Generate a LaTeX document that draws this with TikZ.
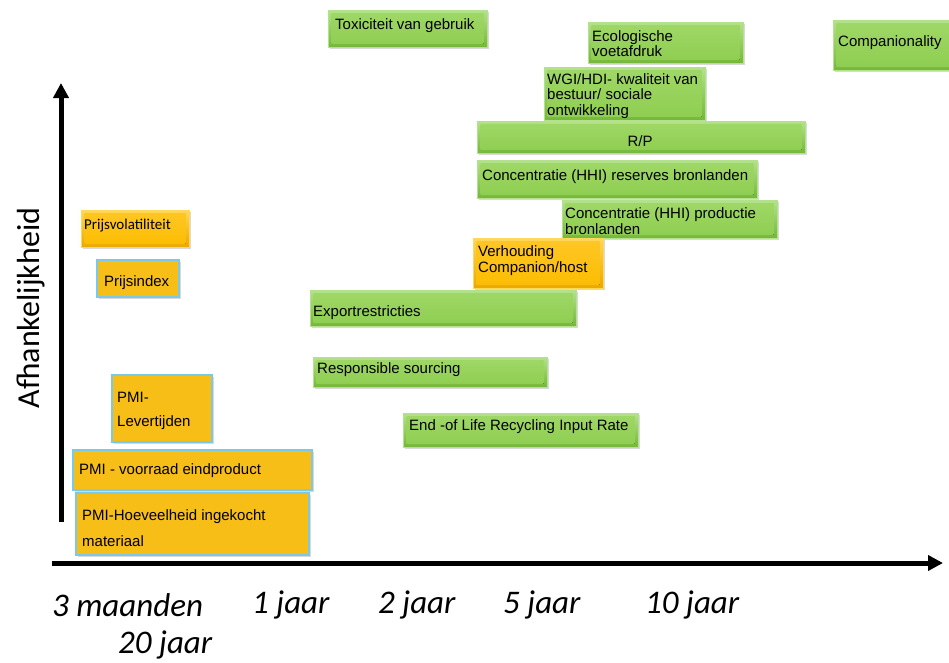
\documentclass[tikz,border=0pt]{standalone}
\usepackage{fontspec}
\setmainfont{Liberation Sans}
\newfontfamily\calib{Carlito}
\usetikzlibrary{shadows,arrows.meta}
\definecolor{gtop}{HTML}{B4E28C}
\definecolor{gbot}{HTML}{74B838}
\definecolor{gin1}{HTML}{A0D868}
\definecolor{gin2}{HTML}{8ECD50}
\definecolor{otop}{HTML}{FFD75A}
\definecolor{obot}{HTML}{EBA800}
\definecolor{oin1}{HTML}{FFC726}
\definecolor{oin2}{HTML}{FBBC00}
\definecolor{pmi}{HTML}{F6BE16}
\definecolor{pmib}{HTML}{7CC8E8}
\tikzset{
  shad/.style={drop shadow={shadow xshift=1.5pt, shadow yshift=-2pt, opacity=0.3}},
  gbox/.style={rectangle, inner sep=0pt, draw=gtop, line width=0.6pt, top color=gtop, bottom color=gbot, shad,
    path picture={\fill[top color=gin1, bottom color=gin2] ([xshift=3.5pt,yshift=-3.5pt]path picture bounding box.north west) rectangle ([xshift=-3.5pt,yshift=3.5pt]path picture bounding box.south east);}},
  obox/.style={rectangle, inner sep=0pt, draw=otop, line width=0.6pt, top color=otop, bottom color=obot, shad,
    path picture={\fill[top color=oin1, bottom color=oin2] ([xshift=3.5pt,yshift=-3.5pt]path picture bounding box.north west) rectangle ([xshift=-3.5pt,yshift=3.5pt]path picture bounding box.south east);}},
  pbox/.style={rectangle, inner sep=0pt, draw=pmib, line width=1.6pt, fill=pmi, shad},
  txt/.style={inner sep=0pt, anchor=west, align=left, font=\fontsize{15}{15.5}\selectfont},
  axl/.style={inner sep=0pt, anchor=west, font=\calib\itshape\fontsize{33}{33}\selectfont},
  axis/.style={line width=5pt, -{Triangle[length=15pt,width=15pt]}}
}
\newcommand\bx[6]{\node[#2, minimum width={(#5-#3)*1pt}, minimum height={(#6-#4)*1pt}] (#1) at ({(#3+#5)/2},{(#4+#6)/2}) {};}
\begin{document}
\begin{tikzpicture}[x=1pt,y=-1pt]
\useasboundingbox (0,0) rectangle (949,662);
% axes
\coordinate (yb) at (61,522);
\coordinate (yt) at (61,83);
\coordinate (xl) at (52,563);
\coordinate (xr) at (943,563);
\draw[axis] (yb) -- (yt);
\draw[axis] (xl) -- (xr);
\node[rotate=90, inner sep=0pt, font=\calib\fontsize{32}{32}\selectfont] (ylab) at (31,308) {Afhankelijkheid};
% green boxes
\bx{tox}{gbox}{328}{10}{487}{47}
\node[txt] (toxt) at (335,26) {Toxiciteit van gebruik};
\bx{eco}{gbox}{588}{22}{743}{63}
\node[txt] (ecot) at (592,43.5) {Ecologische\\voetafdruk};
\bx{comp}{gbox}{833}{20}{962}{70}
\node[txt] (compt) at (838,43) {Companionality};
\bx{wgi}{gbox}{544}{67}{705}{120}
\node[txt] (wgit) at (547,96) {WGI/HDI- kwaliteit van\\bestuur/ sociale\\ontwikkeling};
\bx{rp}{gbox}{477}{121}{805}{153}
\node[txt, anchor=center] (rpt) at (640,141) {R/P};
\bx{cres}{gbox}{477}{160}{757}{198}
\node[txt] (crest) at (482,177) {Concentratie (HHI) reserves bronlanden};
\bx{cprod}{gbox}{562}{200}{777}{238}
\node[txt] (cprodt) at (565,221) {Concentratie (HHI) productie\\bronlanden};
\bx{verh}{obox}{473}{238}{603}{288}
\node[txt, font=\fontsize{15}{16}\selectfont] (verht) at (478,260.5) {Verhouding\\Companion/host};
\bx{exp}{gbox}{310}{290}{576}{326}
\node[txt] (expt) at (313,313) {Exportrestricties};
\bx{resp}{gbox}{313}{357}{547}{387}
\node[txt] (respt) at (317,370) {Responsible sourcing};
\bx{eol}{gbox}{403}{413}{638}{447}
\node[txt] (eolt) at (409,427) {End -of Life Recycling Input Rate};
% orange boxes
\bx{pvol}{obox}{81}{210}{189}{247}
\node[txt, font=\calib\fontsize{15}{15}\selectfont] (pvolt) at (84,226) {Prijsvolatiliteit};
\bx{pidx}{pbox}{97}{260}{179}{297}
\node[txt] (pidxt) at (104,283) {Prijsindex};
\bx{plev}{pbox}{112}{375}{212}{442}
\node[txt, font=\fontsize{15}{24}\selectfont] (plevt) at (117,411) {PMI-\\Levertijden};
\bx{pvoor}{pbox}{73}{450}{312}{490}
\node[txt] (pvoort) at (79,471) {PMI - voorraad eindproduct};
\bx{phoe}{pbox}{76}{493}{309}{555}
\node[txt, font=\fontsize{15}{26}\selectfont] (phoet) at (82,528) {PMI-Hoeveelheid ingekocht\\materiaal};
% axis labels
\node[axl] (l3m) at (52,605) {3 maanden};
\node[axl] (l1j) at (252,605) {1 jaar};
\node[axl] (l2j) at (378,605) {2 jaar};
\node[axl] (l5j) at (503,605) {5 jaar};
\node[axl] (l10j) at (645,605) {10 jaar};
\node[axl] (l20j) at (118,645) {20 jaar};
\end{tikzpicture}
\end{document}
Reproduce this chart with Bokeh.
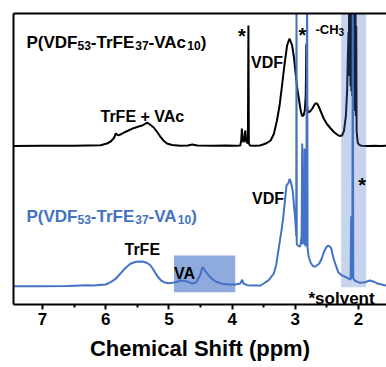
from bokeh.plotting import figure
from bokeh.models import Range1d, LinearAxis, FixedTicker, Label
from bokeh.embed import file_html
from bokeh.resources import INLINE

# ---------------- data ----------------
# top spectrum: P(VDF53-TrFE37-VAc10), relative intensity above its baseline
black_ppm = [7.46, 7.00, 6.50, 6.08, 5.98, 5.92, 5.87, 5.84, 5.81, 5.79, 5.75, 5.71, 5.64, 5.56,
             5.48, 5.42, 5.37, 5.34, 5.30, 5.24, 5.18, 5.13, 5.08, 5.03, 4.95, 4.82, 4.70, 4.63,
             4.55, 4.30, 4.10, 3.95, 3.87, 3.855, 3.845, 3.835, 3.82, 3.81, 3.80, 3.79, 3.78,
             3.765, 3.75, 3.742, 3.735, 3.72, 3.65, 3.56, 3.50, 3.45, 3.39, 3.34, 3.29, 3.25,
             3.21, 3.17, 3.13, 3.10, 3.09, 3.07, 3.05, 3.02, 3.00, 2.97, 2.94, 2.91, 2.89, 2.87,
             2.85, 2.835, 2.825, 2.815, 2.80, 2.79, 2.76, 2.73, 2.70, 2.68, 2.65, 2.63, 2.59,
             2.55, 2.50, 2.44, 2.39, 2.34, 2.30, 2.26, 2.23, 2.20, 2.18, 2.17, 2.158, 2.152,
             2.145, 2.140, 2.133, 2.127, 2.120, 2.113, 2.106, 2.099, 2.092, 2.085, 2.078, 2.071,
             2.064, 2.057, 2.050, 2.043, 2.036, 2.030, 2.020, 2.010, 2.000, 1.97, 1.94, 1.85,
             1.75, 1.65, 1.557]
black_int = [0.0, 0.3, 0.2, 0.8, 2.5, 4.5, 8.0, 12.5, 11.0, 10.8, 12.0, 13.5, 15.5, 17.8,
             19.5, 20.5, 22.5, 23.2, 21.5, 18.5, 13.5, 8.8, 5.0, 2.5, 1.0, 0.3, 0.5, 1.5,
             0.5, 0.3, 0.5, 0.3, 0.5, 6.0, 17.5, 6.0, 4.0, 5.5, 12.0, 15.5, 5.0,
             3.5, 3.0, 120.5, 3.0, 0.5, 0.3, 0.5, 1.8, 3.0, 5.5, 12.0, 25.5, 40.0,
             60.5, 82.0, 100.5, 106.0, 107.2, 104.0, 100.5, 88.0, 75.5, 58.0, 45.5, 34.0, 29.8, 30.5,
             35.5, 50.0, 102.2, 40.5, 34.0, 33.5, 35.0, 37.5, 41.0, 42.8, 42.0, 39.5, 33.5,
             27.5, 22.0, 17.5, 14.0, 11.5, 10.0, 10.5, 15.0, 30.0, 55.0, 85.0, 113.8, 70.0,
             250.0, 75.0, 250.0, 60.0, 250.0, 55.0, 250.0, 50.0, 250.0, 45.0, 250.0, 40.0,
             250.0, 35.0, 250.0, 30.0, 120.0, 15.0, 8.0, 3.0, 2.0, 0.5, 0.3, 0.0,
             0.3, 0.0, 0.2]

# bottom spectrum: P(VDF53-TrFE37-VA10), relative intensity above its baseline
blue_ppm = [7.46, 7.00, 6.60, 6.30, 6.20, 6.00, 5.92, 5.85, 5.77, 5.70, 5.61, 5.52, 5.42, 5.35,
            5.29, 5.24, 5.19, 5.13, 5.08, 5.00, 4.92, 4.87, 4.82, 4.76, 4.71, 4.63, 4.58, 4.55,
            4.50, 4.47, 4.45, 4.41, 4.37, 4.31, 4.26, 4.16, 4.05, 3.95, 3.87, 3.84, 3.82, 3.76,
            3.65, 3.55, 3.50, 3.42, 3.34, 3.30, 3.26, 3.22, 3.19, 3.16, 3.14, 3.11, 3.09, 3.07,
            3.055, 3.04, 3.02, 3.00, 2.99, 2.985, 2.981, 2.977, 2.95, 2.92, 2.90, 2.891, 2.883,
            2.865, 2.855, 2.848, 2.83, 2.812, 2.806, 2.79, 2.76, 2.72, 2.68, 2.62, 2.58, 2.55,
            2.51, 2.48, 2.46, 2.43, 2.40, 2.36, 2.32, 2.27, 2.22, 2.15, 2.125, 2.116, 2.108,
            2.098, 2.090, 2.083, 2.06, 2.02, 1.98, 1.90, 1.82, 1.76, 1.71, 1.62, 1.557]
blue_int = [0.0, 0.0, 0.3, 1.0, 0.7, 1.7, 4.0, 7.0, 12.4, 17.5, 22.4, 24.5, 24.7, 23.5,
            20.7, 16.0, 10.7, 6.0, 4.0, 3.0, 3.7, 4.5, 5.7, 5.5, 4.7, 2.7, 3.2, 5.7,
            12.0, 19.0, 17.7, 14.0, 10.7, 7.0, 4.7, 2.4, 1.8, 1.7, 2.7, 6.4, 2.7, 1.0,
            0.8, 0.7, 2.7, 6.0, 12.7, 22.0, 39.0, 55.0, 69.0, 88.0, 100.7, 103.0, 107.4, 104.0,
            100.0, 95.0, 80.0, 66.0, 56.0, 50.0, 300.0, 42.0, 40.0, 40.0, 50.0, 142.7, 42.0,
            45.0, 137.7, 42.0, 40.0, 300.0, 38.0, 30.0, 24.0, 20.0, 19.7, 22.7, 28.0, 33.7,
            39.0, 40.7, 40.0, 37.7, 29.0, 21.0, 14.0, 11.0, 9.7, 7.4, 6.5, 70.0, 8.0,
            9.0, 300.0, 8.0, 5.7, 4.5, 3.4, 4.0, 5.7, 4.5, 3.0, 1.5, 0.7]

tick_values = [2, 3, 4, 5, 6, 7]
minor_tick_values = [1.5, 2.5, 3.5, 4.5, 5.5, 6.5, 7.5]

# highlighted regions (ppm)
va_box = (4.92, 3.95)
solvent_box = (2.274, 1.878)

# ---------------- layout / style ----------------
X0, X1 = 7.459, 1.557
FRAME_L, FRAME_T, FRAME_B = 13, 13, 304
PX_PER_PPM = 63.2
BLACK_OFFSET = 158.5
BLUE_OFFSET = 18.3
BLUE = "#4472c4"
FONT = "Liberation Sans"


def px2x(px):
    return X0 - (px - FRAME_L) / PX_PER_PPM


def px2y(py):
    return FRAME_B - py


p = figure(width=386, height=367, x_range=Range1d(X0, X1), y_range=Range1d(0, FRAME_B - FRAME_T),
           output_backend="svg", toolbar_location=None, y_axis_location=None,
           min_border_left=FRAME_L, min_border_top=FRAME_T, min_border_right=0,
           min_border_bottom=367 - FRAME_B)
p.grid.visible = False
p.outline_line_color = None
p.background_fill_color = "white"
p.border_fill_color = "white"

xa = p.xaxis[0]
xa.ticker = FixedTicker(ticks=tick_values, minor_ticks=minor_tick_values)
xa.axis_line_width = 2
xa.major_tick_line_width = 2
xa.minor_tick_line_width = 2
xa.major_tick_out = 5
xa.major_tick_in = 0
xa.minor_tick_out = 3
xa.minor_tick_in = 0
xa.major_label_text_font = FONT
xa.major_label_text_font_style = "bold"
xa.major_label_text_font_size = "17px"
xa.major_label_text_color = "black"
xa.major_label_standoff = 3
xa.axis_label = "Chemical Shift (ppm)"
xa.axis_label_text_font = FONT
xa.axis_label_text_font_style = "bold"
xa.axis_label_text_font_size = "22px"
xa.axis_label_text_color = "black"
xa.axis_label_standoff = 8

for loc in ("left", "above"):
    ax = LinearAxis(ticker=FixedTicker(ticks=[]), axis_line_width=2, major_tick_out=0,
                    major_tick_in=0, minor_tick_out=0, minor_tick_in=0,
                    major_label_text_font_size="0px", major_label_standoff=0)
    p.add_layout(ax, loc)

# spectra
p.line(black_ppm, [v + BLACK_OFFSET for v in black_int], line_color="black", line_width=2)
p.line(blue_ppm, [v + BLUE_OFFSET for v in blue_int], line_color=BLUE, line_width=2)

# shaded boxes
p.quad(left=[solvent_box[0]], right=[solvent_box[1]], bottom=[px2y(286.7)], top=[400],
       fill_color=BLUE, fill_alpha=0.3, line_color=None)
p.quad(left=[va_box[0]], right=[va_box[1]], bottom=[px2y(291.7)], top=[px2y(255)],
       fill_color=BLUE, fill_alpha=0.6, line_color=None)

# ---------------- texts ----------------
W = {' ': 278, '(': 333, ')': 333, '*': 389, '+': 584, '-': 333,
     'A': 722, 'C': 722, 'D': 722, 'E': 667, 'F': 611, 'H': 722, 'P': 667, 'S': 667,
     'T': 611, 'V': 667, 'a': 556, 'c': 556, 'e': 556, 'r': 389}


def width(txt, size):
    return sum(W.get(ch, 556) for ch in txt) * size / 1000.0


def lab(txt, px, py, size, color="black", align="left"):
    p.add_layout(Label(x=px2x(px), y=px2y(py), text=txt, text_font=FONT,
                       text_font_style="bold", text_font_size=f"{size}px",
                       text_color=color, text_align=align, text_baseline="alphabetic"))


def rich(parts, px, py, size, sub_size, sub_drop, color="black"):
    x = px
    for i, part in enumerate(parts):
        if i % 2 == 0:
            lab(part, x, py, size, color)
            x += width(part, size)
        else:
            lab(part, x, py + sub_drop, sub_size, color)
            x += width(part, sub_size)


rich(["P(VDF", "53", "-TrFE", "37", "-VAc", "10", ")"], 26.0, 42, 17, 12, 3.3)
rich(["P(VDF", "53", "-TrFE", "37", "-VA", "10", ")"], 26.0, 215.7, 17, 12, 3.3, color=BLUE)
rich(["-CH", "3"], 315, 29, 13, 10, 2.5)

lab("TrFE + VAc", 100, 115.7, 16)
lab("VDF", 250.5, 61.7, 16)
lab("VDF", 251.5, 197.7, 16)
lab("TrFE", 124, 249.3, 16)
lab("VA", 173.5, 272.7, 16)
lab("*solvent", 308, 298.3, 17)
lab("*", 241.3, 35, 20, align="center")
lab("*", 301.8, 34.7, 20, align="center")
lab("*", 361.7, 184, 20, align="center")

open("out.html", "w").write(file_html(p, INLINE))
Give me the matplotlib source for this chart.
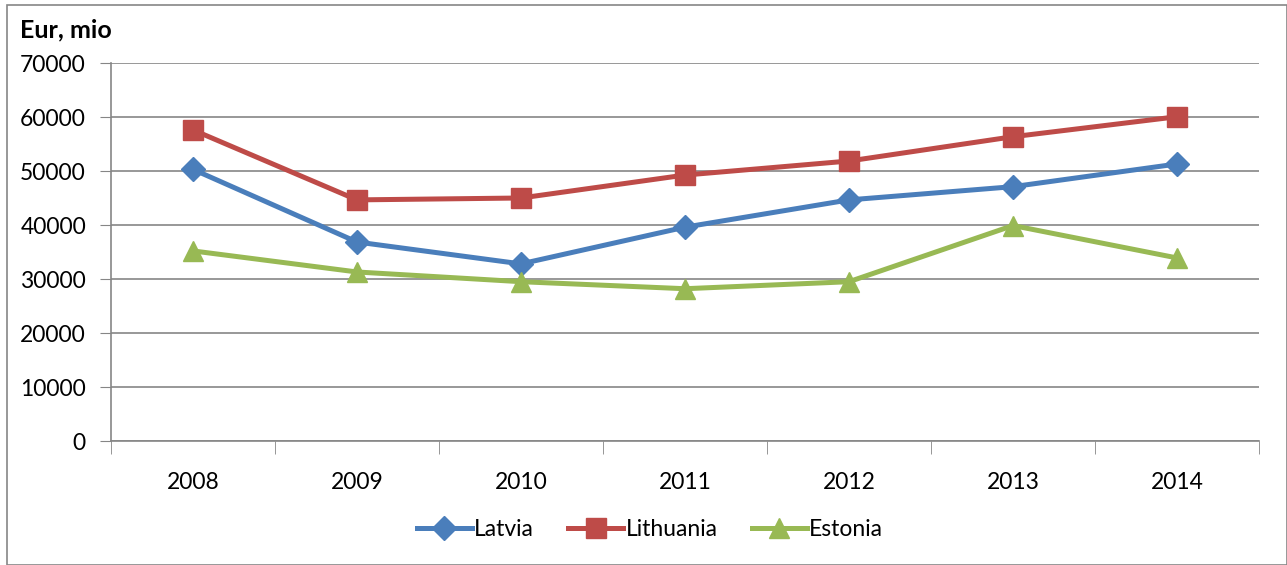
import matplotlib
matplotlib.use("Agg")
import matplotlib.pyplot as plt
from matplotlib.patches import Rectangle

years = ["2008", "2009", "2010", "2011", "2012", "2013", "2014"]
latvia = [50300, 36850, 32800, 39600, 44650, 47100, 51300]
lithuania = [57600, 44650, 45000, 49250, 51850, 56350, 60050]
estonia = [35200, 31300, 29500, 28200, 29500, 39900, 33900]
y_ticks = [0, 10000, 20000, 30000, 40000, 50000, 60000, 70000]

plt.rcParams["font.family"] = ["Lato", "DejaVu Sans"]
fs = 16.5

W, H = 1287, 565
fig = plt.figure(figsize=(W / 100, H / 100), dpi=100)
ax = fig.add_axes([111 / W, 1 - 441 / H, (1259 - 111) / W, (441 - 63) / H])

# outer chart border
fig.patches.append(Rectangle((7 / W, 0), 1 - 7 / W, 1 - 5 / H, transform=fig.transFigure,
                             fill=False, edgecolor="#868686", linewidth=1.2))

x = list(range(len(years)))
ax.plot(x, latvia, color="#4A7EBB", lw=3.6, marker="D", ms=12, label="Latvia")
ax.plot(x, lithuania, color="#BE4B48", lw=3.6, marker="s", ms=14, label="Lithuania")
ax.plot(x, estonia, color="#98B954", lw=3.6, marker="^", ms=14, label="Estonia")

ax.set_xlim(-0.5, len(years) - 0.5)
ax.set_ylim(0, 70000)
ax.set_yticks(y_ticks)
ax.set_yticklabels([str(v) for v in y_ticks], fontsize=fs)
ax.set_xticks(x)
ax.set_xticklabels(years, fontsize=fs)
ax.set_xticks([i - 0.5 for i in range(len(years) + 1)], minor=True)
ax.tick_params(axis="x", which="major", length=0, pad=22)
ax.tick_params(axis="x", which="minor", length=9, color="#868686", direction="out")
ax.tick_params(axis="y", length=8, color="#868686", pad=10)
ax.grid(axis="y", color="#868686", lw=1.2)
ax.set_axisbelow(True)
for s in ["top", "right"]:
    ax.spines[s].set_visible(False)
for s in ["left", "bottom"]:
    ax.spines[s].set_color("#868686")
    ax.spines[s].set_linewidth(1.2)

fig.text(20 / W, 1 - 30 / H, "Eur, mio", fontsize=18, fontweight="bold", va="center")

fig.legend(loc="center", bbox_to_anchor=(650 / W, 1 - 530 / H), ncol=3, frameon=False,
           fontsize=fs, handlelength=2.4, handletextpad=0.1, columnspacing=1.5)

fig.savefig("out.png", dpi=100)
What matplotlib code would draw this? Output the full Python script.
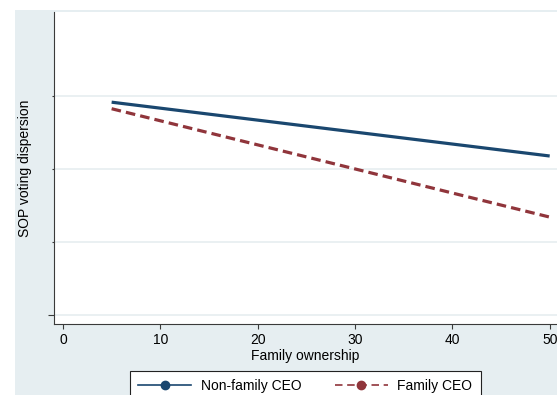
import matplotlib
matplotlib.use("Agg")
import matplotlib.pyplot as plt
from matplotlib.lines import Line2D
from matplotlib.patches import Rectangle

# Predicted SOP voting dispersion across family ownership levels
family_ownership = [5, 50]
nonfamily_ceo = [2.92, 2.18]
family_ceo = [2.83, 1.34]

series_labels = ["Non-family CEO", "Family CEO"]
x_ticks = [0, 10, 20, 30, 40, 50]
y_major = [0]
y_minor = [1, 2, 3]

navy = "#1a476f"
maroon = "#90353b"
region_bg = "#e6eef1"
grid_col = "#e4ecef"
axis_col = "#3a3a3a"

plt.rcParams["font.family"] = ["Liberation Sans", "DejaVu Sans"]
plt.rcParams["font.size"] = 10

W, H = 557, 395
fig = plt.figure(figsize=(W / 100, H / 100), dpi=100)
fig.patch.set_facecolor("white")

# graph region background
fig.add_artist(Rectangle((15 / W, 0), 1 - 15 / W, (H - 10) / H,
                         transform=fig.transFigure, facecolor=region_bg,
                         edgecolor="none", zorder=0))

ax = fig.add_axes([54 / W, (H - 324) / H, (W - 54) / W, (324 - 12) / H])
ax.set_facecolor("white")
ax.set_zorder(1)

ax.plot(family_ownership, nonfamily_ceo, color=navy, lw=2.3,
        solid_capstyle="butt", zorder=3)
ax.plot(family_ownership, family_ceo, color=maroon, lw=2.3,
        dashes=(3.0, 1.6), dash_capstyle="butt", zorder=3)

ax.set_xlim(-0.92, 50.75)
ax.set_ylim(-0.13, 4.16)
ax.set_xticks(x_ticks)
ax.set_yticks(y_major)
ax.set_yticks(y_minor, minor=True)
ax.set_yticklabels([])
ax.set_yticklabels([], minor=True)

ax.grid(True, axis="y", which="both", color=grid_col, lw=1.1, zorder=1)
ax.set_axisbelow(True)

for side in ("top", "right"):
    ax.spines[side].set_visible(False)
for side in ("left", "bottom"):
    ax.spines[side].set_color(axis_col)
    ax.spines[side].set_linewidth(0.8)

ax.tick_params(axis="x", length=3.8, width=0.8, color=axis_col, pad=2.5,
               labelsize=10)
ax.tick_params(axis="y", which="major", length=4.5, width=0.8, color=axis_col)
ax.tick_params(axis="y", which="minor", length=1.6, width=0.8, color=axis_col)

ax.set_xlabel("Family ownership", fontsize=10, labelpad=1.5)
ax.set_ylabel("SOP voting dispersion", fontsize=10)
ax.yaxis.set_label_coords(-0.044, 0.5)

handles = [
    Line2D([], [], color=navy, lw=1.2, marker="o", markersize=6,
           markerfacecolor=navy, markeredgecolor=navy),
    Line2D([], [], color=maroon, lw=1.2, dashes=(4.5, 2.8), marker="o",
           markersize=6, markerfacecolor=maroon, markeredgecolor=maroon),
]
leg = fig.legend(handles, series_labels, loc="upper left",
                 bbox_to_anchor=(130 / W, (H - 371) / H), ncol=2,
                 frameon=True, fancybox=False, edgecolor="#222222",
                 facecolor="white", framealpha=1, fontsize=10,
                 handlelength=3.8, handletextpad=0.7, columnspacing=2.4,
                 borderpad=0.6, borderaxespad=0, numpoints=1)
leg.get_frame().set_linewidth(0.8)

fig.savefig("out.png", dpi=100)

================================

Take out nothing but the lines from the one containing "What matplotlib code" to the one containing "ax.set_yticklabels([], minor=True)", inclusive, retyped exactly. Drop the pictures.

→ Output of the exercise
What matplotlib code would draw this? Output the full Python script.
import matplotlib
matplotlib.use("Agg")
import matplotlib.pyplot as plt
from matplotlib.lines import Line2D
from matplotlib.patches import Rectangle

# Predicted SOP voting dispersion across family ownership levels
family_ownership = [5, 50]
nonfamily_ceo = [2.92, 2.18]
family_ceo = [2.83, 1.34]

series_labels = ["Non-family CEO", "Family CEO"]
x_ticks = [0, 10, 20, 30, 40, 50]
y_major = [0]
y_minor = [1, 2, 3]

navy = "#1a476f"
maroon = "#90353b"
region_bg = "#e6eef1"
grid_col = "#e4ecef"
axis_col = "#3a3a3a"

plt.rcParams["font.family"] = ["Liberation Sans", "DejaVu Sans"]
plt.rcParams["font.size"] = 10

W, H = 557, 395
fig = plt.figure(figsize=(W / 100, H / 100), dpi=100)
fig.patch.set_facecolor("white")

# graph region background
fig.add_artist(Rectangle((15 / W, 0), 1 - 15 / W, (H - 10) / H,
                         transform=fig.transFigure, facecolor=region_bg,
                         edgecolor="none", zorder=0))

ax = fig.add_axes([54 / W, (H - 324) / H, (W - 54) / W, (324 - 12) / H])
ax.set_facecolor("white")
ax.set_zorder(1)

ax.plot(family_ownership, nonfamily_ceo, color=navy, lw=2.3,
        solid_capstyle="butt", zorder=3)
ax.plot(family_ownership, family_ceo, color=maroon, lw=2.3,
        dashes=(3.0, 1.6), dash_capstyle="butt", zorder=3)

ax.set_xlim(-0.92, 50.75)
ax.set_ylim(-0.13, 4.16)
ax.set_xticks(x_ticks)
ax.set_yticks(y_major)
ax.set_yticks(y_minor, minor=True)
ax.set_yticklabels([])
ax.set_yticklabels([], minor=True)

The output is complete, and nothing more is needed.